→ **Your goal**:
Leave the pictures out and retype the lines from the beginning through the line with "from matplotlib import pyplot as plt", both ends included.

[Entries with chart source code]
** BEGIN **

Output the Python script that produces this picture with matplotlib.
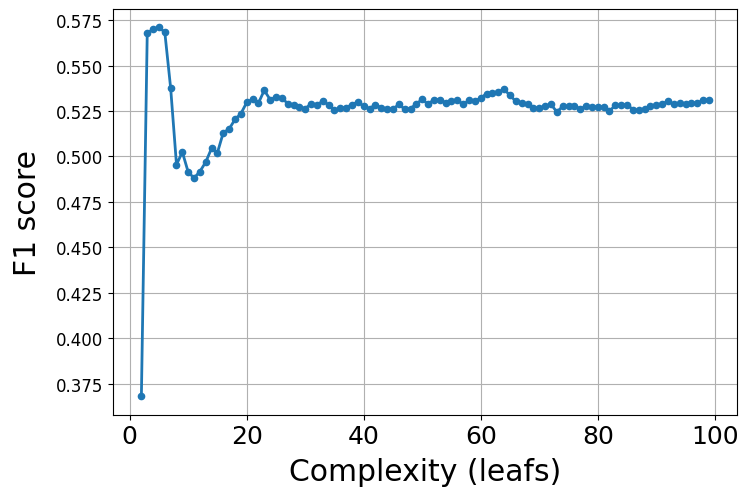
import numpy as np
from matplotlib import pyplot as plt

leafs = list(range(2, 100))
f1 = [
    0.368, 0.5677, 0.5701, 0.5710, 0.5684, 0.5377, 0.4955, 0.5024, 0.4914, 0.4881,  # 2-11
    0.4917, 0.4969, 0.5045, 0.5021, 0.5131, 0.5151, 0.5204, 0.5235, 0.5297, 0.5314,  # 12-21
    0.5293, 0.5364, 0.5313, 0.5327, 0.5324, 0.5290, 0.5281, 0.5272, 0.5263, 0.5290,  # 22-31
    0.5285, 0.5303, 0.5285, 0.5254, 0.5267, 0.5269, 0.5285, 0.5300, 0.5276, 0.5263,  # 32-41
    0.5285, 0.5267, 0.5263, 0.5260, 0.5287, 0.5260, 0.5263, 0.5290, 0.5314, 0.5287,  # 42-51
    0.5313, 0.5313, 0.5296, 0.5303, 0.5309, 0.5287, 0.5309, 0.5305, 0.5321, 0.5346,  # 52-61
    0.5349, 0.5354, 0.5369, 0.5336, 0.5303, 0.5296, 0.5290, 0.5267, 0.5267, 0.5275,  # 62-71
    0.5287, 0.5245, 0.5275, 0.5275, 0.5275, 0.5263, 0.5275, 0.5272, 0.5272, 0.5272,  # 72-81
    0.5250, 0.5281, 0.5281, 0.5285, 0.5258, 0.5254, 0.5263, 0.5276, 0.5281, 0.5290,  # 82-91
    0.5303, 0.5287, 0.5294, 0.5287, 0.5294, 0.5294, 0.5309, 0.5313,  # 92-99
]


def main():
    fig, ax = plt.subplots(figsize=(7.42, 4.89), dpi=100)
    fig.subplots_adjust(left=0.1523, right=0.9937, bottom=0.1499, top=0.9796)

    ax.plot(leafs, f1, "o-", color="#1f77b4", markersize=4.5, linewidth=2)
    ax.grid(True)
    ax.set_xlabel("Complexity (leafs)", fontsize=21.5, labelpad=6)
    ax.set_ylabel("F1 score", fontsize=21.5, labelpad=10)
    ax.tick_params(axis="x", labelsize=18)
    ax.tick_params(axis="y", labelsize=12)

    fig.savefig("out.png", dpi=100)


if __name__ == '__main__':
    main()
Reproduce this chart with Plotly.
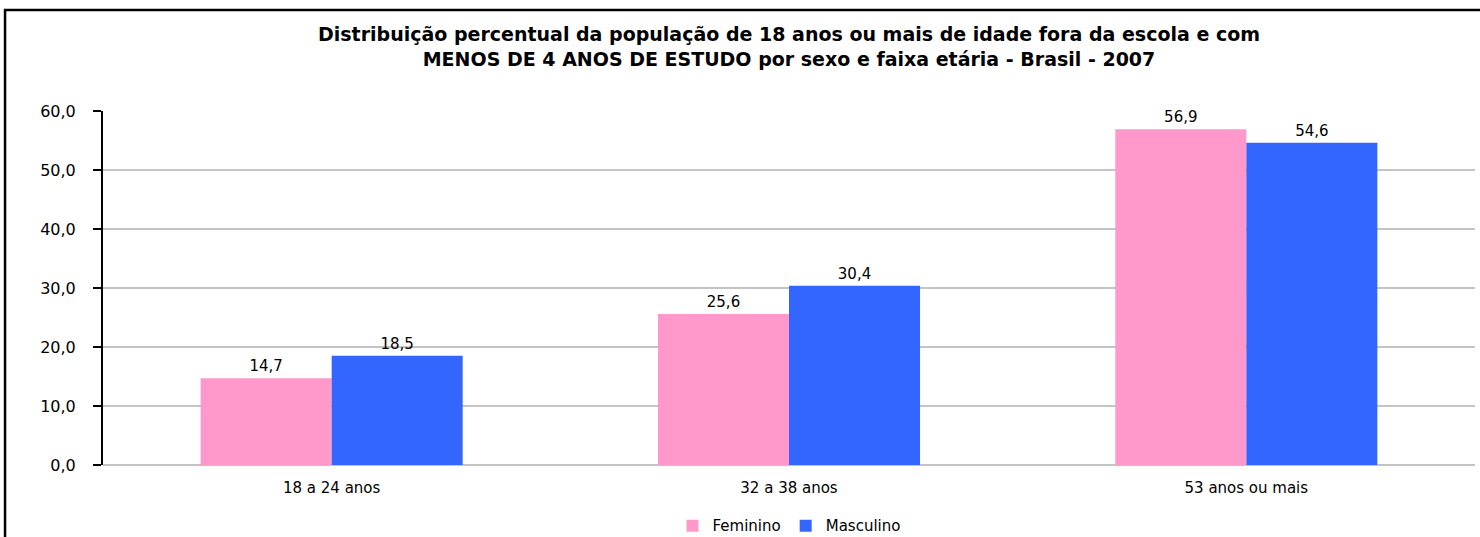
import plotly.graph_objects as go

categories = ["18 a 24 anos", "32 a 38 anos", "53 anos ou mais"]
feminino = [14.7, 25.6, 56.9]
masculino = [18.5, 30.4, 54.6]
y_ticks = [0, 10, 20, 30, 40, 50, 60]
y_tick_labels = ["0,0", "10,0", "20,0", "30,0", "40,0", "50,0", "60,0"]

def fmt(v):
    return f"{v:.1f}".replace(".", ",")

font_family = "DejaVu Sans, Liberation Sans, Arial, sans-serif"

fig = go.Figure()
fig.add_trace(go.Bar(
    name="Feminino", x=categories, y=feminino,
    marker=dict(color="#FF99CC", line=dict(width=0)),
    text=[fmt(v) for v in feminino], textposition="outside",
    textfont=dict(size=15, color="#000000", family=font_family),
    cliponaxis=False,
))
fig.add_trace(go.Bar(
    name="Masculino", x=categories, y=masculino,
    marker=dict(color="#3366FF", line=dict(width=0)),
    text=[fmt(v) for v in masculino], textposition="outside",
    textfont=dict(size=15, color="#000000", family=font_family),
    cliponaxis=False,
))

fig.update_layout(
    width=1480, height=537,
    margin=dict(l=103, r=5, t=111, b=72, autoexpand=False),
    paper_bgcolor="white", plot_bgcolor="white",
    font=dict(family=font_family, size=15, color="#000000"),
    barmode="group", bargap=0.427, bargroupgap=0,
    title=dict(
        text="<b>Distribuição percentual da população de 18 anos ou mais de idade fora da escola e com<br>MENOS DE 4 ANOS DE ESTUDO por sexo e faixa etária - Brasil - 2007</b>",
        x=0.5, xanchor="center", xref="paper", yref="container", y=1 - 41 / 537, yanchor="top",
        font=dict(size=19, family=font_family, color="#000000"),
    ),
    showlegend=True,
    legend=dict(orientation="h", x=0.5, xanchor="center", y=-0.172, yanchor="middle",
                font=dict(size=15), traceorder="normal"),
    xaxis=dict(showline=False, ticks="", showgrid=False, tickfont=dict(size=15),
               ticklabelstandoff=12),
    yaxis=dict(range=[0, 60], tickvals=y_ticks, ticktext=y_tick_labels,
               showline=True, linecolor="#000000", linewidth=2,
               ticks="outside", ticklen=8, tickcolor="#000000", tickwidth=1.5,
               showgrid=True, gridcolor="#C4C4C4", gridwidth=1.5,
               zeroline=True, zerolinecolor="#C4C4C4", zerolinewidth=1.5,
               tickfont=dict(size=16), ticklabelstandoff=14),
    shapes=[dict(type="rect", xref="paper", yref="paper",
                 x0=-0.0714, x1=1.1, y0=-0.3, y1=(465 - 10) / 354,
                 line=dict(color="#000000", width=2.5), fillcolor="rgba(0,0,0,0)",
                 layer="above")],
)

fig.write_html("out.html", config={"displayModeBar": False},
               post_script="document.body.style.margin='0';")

** END **

→ **Response to the exercise**:
Output the Python script that produces this picture with matplotlib.
import numpy as np
from matplotlib import pyplot as plt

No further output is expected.